:: TASK GOAL ::
Copy out the listing that follows, exact in every word, and skip the images.

:: COLLECTED DATA ::
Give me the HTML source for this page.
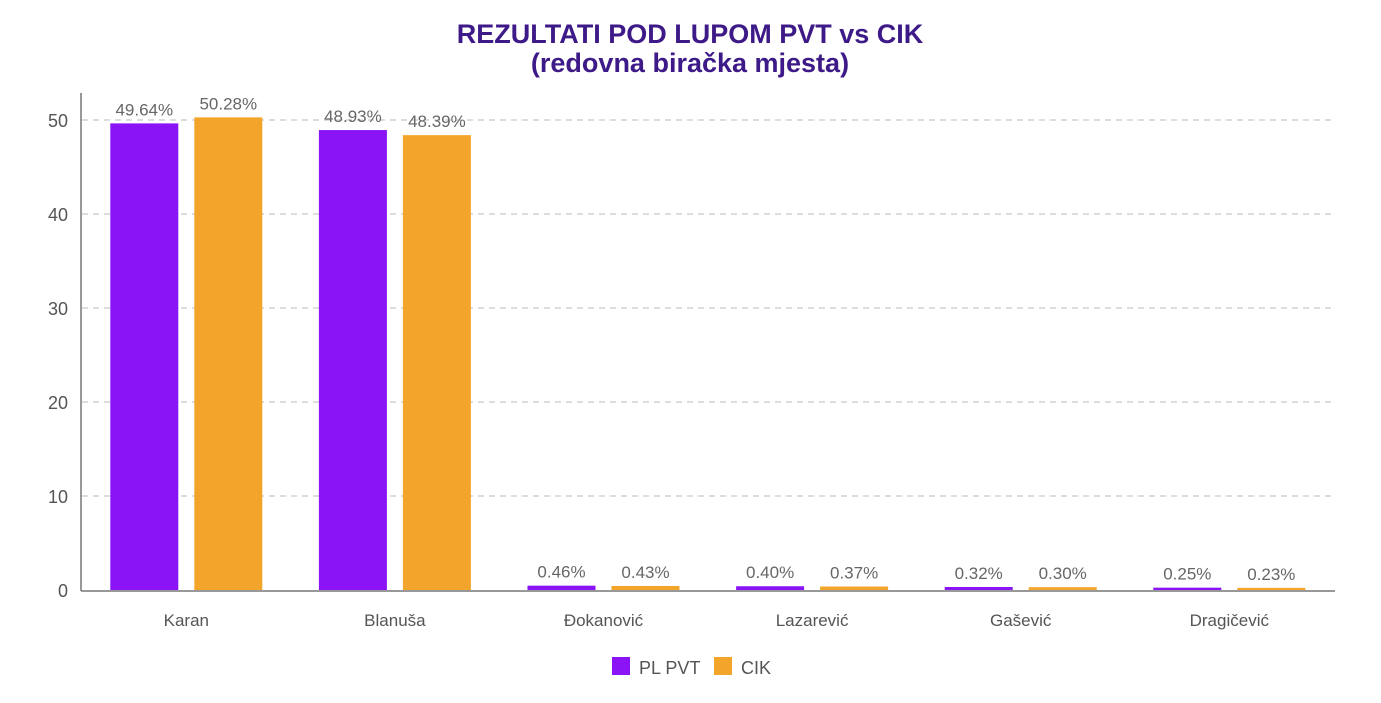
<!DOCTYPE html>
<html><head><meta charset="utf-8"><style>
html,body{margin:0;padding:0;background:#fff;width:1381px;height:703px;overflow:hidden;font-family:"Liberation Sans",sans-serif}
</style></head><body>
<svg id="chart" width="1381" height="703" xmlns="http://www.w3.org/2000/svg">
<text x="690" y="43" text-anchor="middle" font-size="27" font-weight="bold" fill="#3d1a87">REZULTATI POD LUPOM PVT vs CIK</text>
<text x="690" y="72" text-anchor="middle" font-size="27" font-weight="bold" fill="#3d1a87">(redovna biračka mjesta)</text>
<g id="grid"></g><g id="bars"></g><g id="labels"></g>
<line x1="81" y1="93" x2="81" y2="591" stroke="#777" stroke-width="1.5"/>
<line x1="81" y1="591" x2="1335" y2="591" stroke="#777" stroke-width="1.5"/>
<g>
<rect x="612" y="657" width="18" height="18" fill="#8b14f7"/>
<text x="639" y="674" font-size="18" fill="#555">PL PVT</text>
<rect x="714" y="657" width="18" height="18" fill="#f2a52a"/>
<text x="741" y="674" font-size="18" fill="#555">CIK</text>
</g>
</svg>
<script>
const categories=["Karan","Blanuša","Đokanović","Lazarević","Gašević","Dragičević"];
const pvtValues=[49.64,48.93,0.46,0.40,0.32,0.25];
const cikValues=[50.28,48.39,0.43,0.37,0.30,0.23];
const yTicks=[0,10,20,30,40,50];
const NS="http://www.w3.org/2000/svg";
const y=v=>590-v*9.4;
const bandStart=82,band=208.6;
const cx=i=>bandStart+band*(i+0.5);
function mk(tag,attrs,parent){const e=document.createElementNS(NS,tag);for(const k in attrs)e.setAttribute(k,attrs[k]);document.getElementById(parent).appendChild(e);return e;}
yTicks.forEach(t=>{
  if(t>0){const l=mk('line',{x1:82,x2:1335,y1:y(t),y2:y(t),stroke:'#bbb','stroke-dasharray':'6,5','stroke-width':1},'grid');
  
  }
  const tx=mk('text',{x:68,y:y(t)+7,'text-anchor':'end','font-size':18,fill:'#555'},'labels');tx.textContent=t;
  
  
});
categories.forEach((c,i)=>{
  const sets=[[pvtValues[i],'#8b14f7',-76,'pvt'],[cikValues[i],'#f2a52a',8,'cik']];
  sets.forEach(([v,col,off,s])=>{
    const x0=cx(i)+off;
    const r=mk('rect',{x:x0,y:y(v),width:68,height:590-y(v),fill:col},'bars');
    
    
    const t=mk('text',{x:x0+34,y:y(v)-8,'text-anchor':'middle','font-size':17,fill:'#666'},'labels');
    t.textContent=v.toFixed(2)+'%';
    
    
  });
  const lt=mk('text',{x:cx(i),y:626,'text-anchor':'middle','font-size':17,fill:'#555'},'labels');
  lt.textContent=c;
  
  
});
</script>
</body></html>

:: RESPONSE TO THE TASK ::
Give me the HTML source for this page.
<!DOCTYPE html>
<html><head><meta charset="utf-8"><style>
html,body{margin:0;padding:0;background:#fff;width:1381px;height:703px;overflow:hidden;font-family:"Liberation Sans",sans-serif}
</style></head><body>
<svg id="chart" width="1381" height="703" xmlns="http://www.w3.org/2000/svg">
<text x="690" y="43" text-anchor="middle" font-size="27" font-weight="bold" fill="#3d1a87">REZULTATI POD LUPOM PVT vs CIK</text>
<text x="690" y="72" text-anchor="middle" font-size="27" font-weight="bold" fill="#3d1a87">(redovna biračka mjesta)</text>
<g id="grid"></g><g id="bars"></g><g id="labels"></g>
<line x1="81" y1="93" x2="81" y2="591" stroke="#777" stroke-width="1.5"/>
<line x1="81" y1="591" x2="1335" y2="591" stroke="#777" stroke-width="1.5"/>
<g>
<rect x="612" y="657" width="18" height="18" fill="#8b14f7"/>
<text x="639" y="674" font-size="18" fill="#555">PL PVT</text>
<rect x="714" y="657" width="18" height="18" fill="#f2a52a"/>
<text x="741" y="674" font-size="18" fill="#555">CIK</text>
</g>
</svg>
<script>
const categories=["Karan","Blanuša","Đokanović","Lazarević","Gašević","Dragičević"];
const pvtValues=[49.64,48.93,0.46,0.40,0.32,0.25];
const cikValues=[50.28,48.39,0.43,0.37,0.30,0.23];
const yTicks=[0,10,20,30,40,50];
const NS="http://www.w3.org/2000/svg";
const y=v=>590-v*9.4;
const bandStart=82,band=208.6;
const cx=i=>bandStart+band*(i+0.5);
function mk(tag,attrs,parent){const e=document.createElementNS(NS,tag);for(const k in attrs)e.setAttribute(k,attrs[k]);document.getElementById(parent).appendChild(e);return e;}
yTicks.forEach(t=>{
  if(t>0){const l=mk('line',{x1:82,x2:1335,y1:y(t),y2:y(t),stroke:'#bbb','stroke-dasharray':'6,5','stroke-width':1},'grid');
  
  }
  const tx=mk('text',{x:68,y:y(t)+7,'text-anchor':'end','font-size':18,fill:'#555'},'labels');tx.textContent=t;
  
  
});
categories.forEach((c,i)=>{
  const sets=[[pvtValues[i],'#8b14f7',-76,'pvt'],[cikValues[i],'#f2a52a',8,'cik']];
  sets.forEach(([v,col,off,s])=>{
    const x0=cx(i)+off;
    const r=mk('rect',{x:x0,y:y(v),width:68,height:590-y(v),fill:col},'bars');
    
    
    const t=mk('text',{x:x0+34,y:y(v)-8,'text-anchor':'middle','font-size':17,fill:'#666'},'labels');
    t.textContent=v.toFixed(2)+'%';
    
    
  });
  const lt=mk('text',{x:cx(i),y:626,'text-anchor':'middle','font-size':17,fill:'#555'},'labels');
  lt.textContent=c;
  
  
});
</script>
</body></html>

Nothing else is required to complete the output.